GMB Accuse Government Of Dithering Over Energy Investment As Ofgem Warns Of Increased Dangers Of Power Shortages
The government has consistently talked about job creation in the energy sector - it just isn't happening says GMB.
GMB, the union for energy workers, responded to the warning by Ofgem that danger of power shortages has increased. See notes to editors for report of Ofgem warning.
Gary Smith, GMB National Secretary for energy, said “Government dithers over energy policy. There is still no go ahead for new nuclear whilst the lights threaten to go out.
In Danny Alexander’s statement this morning there was no change and no progress on new nuclear in this statement.
We believe a deal could and would have been done but from interventions by the Treasury who blocked a deal.
The government has consistently talked about job creation in the energy sector - it just isn't happening.”
Contact: Gary Smith 07710 618 909, Phil Whitehurst 07968 338810 and David Hulse 07971 266 157 or GMB press office 07921 289 880
Notes to Editors
Report on BBC news website 27th June 2013.
Ofgem warns danger of power shortages has increased
The danger of power shortages in the UK by the middle of the decade has risen, according to industry regulator Ofgem.
Spare power production capacity could fall as low as 2% in two years' time, increasing the risk of blackouts.

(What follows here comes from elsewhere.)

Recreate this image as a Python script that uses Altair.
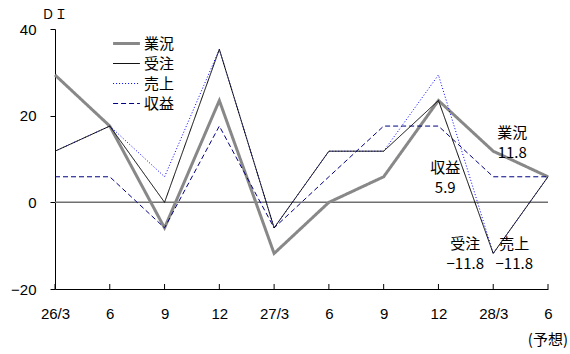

More investment in power generation and other action is needed to protect consumers, Ofgem said.
"Ofgem's analysis indicates a faster than anticipated tightening of electricity margins toward the middle of this decade," it said in a report.

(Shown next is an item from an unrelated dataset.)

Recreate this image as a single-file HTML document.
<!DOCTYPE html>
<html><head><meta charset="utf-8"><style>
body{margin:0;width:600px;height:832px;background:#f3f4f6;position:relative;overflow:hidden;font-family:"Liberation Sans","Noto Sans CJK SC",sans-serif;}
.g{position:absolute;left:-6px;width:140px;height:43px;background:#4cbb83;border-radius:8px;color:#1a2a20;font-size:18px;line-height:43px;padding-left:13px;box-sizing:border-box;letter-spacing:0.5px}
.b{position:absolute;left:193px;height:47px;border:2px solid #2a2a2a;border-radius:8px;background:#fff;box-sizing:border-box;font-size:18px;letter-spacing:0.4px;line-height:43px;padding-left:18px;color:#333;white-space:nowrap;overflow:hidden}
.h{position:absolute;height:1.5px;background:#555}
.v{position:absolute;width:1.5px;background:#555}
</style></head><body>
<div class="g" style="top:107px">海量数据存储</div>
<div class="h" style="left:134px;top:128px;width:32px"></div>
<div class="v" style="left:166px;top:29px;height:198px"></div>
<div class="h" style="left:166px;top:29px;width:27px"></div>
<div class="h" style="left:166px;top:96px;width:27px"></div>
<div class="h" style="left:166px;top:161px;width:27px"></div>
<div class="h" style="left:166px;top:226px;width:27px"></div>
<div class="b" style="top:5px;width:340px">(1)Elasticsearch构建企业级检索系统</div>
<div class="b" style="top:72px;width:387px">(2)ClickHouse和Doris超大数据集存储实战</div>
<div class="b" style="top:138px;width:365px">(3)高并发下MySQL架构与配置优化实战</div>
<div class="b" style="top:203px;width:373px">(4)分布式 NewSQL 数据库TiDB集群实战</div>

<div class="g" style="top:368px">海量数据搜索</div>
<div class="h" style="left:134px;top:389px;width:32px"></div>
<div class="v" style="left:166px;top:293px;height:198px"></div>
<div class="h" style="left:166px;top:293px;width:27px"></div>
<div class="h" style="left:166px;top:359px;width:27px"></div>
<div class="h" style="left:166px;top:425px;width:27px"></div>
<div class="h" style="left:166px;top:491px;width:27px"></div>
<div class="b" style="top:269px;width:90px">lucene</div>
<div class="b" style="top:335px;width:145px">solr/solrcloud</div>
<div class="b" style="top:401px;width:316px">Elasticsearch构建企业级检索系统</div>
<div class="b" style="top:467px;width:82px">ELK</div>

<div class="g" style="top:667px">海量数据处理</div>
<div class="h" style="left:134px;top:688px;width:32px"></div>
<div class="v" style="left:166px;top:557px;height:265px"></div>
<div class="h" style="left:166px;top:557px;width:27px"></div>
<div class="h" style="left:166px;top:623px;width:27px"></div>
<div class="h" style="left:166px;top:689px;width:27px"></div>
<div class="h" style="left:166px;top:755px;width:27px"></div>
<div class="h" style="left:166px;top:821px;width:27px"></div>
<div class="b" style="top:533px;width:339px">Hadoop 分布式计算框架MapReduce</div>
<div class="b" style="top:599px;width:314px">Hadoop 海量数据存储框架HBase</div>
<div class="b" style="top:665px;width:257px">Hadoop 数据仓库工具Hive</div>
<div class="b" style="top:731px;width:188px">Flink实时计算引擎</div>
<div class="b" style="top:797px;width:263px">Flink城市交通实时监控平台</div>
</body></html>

Andrew Wright, the regulator's chief executive, said: "Britain's energy industry is facing an unprecedented challenge to secure supplies."

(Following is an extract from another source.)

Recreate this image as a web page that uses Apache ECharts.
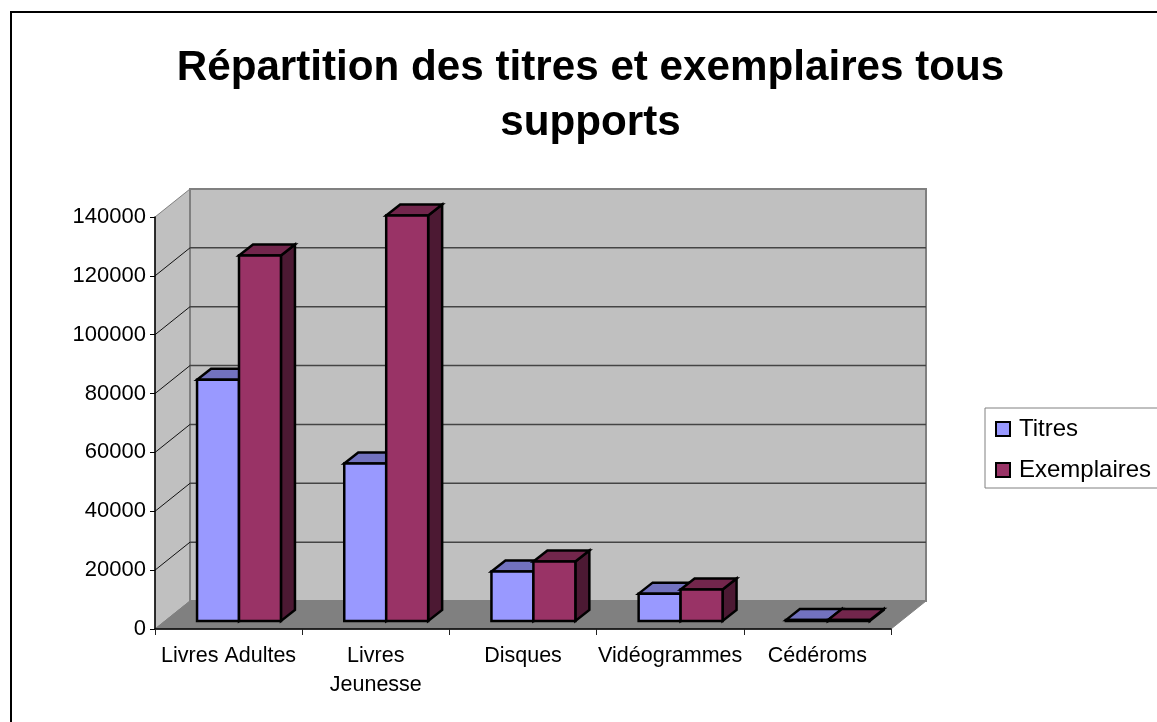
<!DOCTYPE html>
<html>
<head>
<meta charset="utf-8">
<title>Répartition des titres et exemplaires</title>
<script src="https://cdn.jsdelivr.net/npm/echarts@6/dist/echarts.min.js"></script>
<style>
  html, body { margin: 0; padding: 0; background: #fff; overflow: hidden; }
  #chart { width: 1157px; height: 722px; }
</style>
</head>
<body>
<div id="chart"></div>
<script>
const categories = ['Livres Adultes', 'Livres\nJeunesse', 'Disques', 'Vidéogrammes', 'Cédéroms'];
const titres = [82000, 53500, 16800, 9300, 300];
const exemplaires = [124200, 137800, 20200, 10700, 300];
const tickValues = [0, 20000, 40000, 60000, 80000, 100000, 120000, 140000];

const font = '"Liberation Sans", Arial, sans-serif';

// depth of the fake 3d box, in px
const wallDx = 35, wallDy = -28;
const barDx = 14, barDy = -11;
const floorDx = 10.4, floorDy = -8;

const chart = echarts.init(document.getElementById('chart'));

function renderWalls(params, api) {
  const r = params.coordSys;
  const x0 = r.x, x1 = r.x + r.width, yTop = r.y, yBot = r.y + r.height;
  const poly = (pts, fill, stroke, w) => ({
    type: 'polygon',
    shape: { points: pts },
    style: { fill: fill, stroke: stroke, lineWidth: w }
  });
  return {
    type: 'group',
    children: [
      poly([[x0, yTop], [x0 + wallDx, yTop + wallDy], [x0 + wallDx, yBot + wallDy], [x0, yBot]], '#c0c0c0', '#808080', 1),
      poly([[x0 + wallDx, yTop + wallDy], [x1 + wallDx, yTop + wallDy], [x1 + wallDx, yBot + wallDy], [x0 + wallDx, yBot + wallDy]], '#c0c0c0', '#808080', 2),
      poly([[x0, yBot], [x0 + wallDx, yBot + wallDy], [x1 + wallDx, yBot + wallDy], [x1, yBot]], '#808080', '#808080', 1)
    ]
  };
}

function renderGridLine(params, api) {
  const v = api.value(0);
  if (v === 0 || v === 140000) return null;
  const r = params.coordSys;
  const y = api.coord([0, v])[1];
  const x0 = r.x, x1 = r.x + r.width;
  return {
    type: 'group',
    children: [
      { type: 'line', shape: { x1: x0, y1: y, x2: x0 + wallDx, y2: y + wallDy }, style: { stroke: '#111', lineWidth: 1 } },
      { type: 'line', shape: { x1: x0 + wallDx, y1: y + wallDy, x2: x1 + wallDx, y2: y + wallDy }, style: { stroke: '#444', lineWidth: 1.5 } }
    ]
  };
}

// one bar: front face, top and right side
function makeBar(side, front, top, sideCol) {
  return function (params, api) {
    const p = api.coord([api.value(0), api.value(1)]);
    const base = api.coord([api.value(0), 0]);
    const w = api.size([1, 0])[0] * 0.285;
    const xa = p[0] + floorDx + (side < 0 ? -w : 0);
    const xb = xa + w;
    const yt = p[1] + floorDy;
    const yb = base[1] + floorDy;
    const edge = { stroke: '#000', lineWidth: 2.5, lineJoin: 'miter' };
    return {
      type: 'group',
      children: [
        { type: 'polygon', shape: { points: [[xb, yt], [xb + barDx, yt + barDy], [xb + barDx, yb + barDy], [xb, yb]] }, style: Object.assign({ fill: sideCol }, edge) },
        { type: 'polygon', shape: { points: [[xa, yt], [xa + barDx, yt + barDy], [xb + barDx, yt + barDy], [xb, yt]] }, style: Object.assign({ fill: top }, edge) },
        { type: 'polygon', shape: { points: [[xa, yt], [xb, yt], [xb, yb], [xa, yb]] }, style: Object.assign({ fill: front }, edge) }
      ]
    };
  };
}

const option = {
  animation: false,
  backgroundColor: '#fff',
  textStyle: { fontFamily: font },
  title: {
    text: 'Répartition des titres et exemplaires tous\nsupports',
    left: 585.5,
    top: 36,
    textAlign: 'center',
    textStyle: { fontFamily: font, fontSize: 42.2, fontWeight: 'bold', color: '#000', lineHeight: 55 }
  },
  legend: {
    data: ['Titres', 'Exemplaires'],
    orient: 'vertical',
    left: 985,
    top: 408,
    padding: [9, 60, 6, 10],
    itemWidth: 14,
    itemHeight: 14,
    itemGap: 17,
    icon: 'rect',
    borderColor: '#808080',
    borderWidth: 1,
    backgroundColor: '#fff',
    selectedMode: false,
    textStyle: { fontFamily: font, fontSize: 24, color: '#000', padding: [0, 0, 0, 4] }
  },
  graphic: [{
    type: 'rect',
    shape: { x: 11, y: 12, width: 1300, height: 900 },
    style: { fill: 'none', stroke: '#000', lineWidth: 2 },
    silent: true,
    z: 0
  }],
  grid: { left: 155, top: 217, width: 736, height: 412 },
  xAxis: {
    type: 'category',
    data: categories,
    axisTick: { show: true, alignWithLabel: false, length: 6, lineStyle: { color: '#222' } },
    axisLine: { lineStyle: { color: '#000', width: 1.5 } },
    axisLabel: { color: '#000', fontFamily: font, fontSize: 21.5, lineHeight: 29, margin: 13, interval: 0 },
    z: 5
  },
  yAxis: {
    type: 'value',
    min: 0,
    max: 140000,
    interval: 20000,
    splitLine: { show: false },
    axisLine: { show: true, lineStyle: { color: '#000', width: 1.5 } },
    axisTick: { show: true, length: 5, lineStyle: { color: '#000' } },
    axisLabel: { color: '#000', fontFamily: font, fontSize: 22, margin: 9, formatter: v => String(v) },
    z: 5
  },
  series: [
    {
      name: 'murs',
      type: 'custom',
      data: [[0]],
      renderItem: renderWalls,
      silent: true,
      z: 1
    },
    {
      name: 'grille',
      type: 'custom',
      data: tickValues.map(v => [v]),
      encode: { y: 0 },
      renderItem: renderGridLine,
      silent: true,
      z: 2
    },
    {
      name: 'Titres',
      type: 'custom',
      data: titres.map((v, i) => [i, v]),
      encode: { x: 0, y: 1 },
      itemStyle: { color: '#9999ff', borderColor: '#000', borderWidth: 2 },
      renderItem: makeBar(-1, '#9999ff', '#7272bf', '#4c4c80'),
      z: 3
    },
    {
      name: 'Exemplaires',
      type: 'custom',
      data: exemplaires.map((v, i) => [i, v]),
      encode: { x: 0, y: 1 },
      itemStyle: { color: '#993366', borderColor: '#000', borderWidth: 2 },
      renderItem: makeBar(1, '#993366', '#72264c', '#4c1933'),
      z: 4
    }
  ]
};

chart.setOption(option);
</script>
</body>
</html>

The global financial crisis, tough emissions targets, the UK's increasing dependency on gas imports, and the closure of ageing power stations were all contributing to the heightened risk of shortages, Ofgem said.
It suggests that - should power shortages become critical - National Grid could be given powers to negotiate with major users about coming offline "during times of stress".
"Preventive action taken now will help protect consumer supplies," the report said.